Friday, March 18, 2005

[Global Poverty] A poor choice for the World Bank

Editorial comment - Financial Times
March 18 2005 02:00

George W. Bush, like the Bourbons, learns nothing and forgets nothing. That is how the rest of the world will view the nomination of Paul Wolfowitz as president of the World Bank. To put the unilateralist architect of the Iraq war in charge of the world's premier multilateral development agency is, many must think, to put a fox in charge of the chicken coop. The nomination does not lack merit. Yet it is objectionable, all the same.

The proposed move of Mr Wolfowitz to the bank has a historical parallel: that of Robert McNamara, US defence secretary at the time of the Vietnam war and bank president from 1968 to 1981. Mr McNamara, like Mr Wolfowitz, was a brilliant man. Mr McNamara, like Mr Wolfowitz, was tarnished by his association with an unpopular war.

Mr McNamara went on to be a dominating and, in many respects, successful head of the bank. Might the same be true of Mr Wolfowitz? That is far from impossible. He is highly intelligent, with wide experience in US public service, not least as US ambassador to Indonesia, the third most populous developing country. He could also expect strong support from the US administration, an invaluable asset for any president of the World Bank.

Not least, the bank needs a head who is tough-minded and willing to set priorities. Mr Wolfowitz is likely to prove considerably superior in these respects to James Wolfensohn, the outgoing incumbent. Mr Wolfowitz is also a far better choice than A.W. (Tom) Clausen, Barber Conable and Lewis Preston, the ineffectual presidents selected by Ronald Reagan and George H.W. Bush.

Yet Mr Wolfowitz is far from the outstanding candidate that the world needs. That he has no financial experience is relatively unimportant. More significant is his lack of experience in the complexities of development.

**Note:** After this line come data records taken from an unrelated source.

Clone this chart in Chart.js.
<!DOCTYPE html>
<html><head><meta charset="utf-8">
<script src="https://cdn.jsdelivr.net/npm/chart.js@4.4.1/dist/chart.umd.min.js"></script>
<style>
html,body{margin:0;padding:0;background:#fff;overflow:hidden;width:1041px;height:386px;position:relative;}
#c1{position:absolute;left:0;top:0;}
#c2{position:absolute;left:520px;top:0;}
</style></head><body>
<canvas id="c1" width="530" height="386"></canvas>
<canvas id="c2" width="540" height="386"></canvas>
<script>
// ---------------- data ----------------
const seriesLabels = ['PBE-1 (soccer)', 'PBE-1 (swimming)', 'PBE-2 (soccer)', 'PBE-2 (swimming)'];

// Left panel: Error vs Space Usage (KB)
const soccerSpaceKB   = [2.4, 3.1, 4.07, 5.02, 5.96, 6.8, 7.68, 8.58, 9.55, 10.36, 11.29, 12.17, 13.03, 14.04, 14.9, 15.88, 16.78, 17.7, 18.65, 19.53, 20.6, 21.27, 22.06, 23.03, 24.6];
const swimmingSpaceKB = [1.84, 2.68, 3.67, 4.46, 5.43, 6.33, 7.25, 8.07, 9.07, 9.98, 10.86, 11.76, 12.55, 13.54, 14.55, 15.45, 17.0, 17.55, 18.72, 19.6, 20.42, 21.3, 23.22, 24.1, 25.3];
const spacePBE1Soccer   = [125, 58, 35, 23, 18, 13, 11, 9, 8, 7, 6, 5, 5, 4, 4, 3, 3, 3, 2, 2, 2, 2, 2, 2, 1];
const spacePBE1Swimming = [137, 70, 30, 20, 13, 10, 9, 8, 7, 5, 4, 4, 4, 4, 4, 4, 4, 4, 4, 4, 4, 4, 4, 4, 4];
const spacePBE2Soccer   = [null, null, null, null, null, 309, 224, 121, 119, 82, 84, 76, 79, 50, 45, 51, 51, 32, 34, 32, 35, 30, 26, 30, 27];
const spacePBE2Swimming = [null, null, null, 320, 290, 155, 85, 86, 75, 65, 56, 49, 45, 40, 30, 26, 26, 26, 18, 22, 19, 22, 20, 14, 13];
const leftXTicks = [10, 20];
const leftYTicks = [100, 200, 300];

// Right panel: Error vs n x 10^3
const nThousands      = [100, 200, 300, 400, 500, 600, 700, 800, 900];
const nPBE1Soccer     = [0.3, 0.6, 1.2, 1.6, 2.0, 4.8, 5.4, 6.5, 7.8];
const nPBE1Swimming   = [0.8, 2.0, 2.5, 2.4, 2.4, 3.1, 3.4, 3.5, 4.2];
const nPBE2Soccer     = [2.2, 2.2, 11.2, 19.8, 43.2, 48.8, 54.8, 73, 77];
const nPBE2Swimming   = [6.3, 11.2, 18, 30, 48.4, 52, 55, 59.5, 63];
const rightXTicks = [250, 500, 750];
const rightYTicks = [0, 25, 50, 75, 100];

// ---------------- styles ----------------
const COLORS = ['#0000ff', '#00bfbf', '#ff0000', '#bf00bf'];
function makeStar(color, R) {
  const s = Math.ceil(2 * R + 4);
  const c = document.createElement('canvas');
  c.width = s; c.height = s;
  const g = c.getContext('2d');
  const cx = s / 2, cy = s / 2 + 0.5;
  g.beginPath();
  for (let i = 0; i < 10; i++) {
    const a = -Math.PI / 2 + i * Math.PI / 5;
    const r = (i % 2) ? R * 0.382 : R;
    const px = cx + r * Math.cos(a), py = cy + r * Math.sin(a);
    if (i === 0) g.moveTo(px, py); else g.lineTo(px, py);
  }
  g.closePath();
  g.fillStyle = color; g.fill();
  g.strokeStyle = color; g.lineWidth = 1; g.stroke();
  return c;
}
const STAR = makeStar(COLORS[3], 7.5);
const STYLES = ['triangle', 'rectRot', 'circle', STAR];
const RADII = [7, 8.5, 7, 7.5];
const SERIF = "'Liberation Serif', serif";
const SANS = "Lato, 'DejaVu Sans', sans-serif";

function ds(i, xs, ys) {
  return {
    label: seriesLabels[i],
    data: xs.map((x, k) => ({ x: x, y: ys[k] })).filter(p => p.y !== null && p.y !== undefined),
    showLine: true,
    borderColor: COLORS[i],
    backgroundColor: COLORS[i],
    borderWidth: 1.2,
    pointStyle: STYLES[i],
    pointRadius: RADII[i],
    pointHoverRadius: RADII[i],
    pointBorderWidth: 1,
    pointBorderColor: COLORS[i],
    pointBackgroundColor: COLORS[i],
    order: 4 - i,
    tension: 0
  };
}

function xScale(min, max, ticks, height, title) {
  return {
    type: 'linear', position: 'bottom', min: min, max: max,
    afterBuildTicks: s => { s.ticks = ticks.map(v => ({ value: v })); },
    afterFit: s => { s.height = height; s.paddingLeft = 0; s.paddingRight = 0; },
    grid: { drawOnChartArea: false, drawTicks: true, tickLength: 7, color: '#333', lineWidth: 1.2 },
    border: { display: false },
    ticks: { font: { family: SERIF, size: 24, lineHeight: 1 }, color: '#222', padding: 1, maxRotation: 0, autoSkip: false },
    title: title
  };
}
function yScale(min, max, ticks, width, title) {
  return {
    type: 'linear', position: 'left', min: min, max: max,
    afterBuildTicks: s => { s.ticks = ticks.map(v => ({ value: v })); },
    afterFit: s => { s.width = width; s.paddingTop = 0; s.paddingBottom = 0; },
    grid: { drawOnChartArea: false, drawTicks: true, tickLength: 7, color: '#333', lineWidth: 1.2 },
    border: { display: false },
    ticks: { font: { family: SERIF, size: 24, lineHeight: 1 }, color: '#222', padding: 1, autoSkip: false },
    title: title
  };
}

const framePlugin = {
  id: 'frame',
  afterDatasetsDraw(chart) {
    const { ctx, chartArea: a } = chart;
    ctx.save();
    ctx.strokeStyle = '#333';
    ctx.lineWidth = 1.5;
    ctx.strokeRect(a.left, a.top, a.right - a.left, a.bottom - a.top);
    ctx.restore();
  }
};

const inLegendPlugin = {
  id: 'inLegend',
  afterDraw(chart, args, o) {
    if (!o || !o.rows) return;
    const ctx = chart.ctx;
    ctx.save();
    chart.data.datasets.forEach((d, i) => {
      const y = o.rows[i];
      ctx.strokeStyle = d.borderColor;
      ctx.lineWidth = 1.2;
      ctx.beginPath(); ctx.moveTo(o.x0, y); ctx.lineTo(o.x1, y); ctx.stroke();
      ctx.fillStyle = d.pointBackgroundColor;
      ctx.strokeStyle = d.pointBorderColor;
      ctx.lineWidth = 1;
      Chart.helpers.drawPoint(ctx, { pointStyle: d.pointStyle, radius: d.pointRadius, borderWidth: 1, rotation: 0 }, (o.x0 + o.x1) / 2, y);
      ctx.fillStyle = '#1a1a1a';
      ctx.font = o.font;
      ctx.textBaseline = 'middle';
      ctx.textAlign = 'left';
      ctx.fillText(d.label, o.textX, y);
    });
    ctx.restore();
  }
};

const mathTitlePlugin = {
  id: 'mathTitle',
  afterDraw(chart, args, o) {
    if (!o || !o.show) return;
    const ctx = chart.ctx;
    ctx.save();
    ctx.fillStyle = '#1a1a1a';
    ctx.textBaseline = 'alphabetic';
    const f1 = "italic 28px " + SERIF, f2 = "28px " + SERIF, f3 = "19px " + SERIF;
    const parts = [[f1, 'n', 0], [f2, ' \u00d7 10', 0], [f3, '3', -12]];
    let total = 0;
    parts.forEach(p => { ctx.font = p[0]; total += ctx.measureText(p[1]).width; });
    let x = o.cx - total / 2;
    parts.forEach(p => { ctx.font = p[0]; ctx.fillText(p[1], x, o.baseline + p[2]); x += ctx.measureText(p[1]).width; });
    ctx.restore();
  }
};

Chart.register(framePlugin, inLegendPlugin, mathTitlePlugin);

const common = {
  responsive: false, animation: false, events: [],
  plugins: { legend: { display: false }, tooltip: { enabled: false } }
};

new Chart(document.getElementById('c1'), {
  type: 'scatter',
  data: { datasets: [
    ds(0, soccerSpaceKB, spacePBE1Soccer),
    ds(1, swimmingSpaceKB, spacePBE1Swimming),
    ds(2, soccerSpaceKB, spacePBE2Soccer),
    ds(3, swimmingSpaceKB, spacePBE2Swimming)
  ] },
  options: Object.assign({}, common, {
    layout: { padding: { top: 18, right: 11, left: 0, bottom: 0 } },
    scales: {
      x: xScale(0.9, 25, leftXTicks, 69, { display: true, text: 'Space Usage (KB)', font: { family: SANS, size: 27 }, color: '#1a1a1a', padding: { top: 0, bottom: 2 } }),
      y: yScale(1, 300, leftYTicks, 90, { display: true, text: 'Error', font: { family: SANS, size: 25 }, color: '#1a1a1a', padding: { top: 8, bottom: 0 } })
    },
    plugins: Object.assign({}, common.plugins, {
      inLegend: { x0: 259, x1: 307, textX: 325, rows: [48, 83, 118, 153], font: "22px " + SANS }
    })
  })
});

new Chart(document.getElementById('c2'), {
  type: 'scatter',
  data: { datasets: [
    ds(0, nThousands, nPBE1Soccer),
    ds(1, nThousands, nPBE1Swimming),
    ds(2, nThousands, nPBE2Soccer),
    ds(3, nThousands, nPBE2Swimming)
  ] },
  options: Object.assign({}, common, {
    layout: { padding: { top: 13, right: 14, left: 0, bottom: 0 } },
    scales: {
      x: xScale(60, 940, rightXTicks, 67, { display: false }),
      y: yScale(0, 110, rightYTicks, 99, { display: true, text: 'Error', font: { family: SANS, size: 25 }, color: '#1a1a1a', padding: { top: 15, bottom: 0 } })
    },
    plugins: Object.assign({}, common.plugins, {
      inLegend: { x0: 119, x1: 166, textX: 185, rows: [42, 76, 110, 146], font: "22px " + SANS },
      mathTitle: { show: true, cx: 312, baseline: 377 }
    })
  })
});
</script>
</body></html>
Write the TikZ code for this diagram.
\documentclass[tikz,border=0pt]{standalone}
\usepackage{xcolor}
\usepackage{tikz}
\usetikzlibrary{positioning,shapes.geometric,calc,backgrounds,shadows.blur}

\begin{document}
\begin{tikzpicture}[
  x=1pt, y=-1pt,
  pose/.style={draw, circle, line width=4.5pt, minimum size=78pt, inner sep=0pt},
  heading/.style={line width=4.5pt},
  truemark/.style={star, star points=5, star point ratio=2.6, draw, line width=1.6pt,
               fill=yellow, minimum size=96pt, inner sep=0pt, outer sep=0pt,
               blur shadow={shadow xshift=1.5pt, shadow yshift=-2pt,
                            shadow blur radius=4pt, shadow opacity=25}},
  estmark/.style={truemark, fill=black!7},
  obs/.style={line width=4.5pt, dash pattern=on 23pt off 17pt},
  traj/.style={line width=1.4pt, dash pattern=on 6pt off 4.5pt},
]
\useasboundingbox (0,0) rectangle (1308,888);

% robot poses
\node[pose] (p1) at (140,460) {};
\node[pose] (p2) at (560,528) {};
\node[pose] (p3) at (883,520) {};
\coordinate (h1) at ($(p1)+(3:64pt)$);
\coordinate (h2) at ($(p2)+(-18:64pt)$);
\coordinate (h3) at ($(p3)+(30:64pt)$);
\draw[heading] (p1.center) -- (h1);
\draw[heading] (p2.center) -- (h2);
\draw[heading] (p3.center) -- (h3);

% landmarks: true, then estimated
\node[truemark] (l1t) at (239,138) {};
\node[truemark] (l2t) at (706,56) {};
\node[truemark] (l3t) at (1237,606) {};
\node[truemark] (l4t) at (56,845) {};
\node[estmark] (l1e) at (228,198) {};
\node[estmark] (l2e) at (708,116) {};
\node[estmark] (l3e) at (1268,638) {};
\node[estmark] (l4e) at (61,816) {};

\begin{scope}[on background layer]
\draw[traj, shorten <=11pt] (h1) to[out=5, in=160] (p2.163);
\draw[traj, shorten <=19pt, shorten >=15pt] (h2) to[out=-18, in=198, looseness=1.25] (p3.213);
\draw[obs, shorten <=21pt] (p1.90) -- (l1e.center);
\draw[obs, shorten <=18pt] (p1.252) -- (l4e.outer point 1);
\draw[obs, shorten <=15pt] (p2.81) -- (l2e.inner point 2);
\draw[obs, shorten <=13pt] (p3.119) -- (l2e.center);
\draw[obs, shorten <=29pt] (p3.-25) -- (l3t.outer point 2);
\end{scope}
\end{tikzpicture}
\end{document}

Yet his biggest drawbacks lie elsewhere. Mr Wolfowitz's comments on the likely costs of the Iraq war and prospective popularity of the invading forces in Iraq put his judgment in question. But, above all, the world would view a bank directed by Mr Wolfowitz as no more than an instrument of US power and US priorities. Every piece of advice the bank gave and condition it set would be made illegitimate, in the eyes of recipients, by the perception that it served the interests of the world's "sole superpower". The impact on the bank's legitimacy would be hugely damaging.

Alas, the Europeans are in a poor position to protest over the process, since they have been so adamant over retaining their right to nominate the head of the International Monetary Fund. They could seek to veto the appointment, as the US vetoed that of Caio Koch-Weser, the German nominee to the Fund, in 2000. But a veto would create vast ill will in the US. More important, it would be far too easy for Mr Bush to put forward a much worse candidate than Mr Wolfowitz. It would be politically impossible for the Europeans to cast a veto twice.

The Europeans should, instead, express dismay over both this candidacy and the lack of consultation that preceded it. The principal vehicle for tackling global poverty should, they must stress, never have been treated as a consolation prize for a disappointed official. Above all, the Europeans should tell the US to obtain the support of developing countries before they, too, accept it. It may now be too late to change the outcome. But the US does at least need to know that a bank that is too visibly subordinated to narrow US objectives will be ineffective, because it will be illegitimate.